>> begin Records for this exercise

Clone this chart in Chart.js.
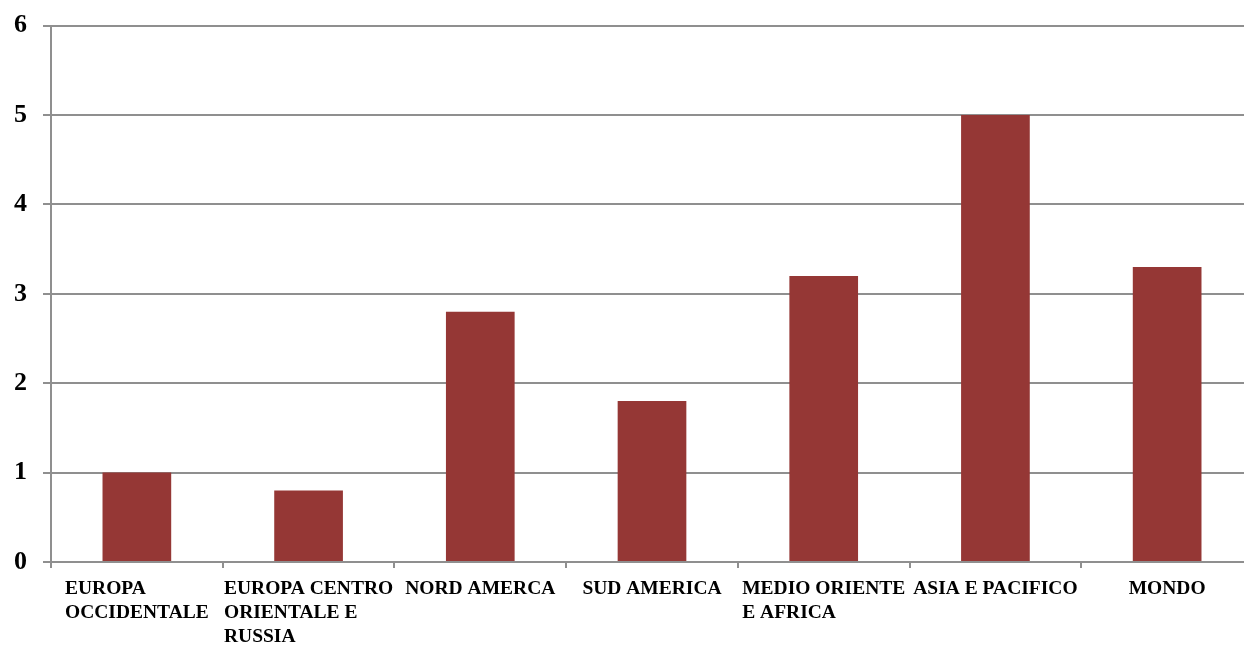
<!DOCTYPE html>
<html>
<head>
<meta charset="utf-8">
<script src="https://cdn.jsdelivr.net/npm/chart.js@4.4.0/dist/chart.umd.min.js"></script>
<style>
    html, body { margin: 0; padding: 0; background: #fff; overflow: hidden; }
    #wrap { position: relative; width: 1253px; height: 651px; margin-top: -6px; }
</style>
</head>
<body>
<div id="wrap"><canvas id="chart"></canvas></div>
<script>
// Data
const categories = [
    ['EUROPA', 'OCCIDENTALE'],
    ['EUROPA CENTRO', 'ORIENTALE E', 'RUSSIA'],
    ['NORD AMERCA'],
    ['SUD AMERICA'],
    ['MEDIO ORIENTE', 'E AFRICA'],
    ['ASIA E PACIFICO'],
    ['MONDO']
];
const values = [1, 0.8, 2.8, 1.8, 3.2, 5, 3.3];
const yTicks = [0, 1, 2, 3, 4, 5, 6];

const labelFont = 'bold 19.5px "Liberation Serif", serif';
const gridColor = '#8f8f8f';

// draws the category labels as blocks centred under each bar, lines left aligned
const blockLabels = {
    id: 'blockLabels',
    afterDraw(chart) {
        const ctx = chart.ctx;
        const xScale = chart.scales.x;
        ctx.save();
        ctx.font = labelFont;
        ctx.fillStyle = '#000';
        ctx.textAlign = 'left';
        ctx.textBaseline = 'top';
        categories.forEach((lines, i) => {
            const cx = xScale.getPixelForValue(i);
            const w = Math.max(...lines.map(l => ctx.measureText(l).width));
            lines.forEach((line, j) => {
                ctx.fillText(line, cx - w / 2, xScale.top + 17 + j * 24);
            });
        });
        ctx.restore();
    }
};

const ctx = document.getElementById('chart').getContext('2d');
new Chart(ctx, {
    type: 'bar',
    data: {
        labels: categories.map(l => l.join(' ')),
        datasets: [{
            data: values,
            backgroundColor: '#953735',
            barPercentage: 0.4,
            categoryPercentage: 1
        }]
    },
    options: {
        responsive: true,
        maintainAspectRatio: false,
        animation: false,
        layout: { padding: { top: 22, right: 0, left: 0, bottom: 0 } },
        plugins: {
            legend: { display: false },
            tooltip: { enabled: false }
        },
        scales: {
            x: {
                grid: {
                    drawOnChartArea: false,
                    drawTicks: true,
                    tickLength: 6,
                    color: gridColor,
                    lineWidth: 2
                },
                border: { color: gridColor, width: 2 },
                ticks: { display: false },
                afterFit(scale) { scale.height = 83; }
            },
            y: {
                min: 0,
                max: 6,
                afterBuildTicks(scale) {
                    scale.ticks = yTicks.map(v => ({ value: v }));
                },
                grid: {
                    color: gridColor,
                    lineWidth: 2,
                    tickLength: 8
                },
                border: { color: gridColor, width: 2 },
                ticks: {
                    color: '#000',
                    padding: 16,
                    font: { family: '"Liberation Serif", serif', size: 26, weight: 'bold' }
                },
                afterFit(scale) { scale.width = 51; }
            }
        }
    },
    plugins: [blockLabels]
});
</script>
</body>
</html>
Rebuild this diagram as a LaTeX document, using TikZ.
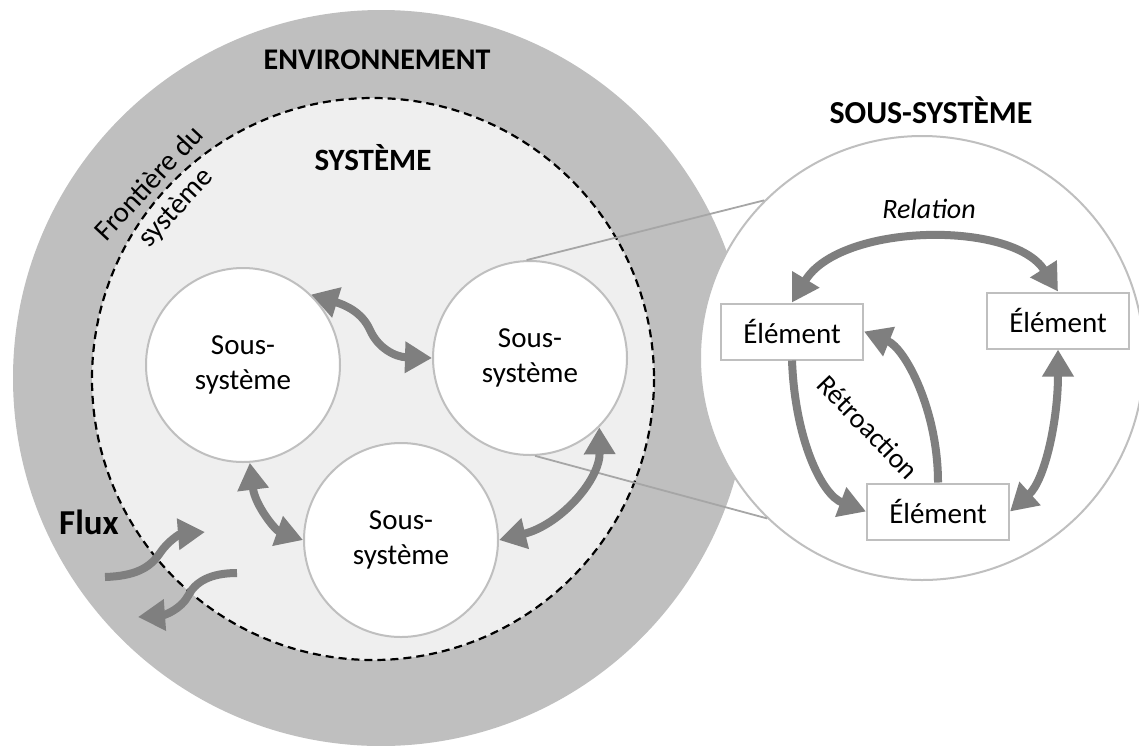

>> end Records for this exercise

How many lines in these entries contain the string "document"? State the number and nothing more.

2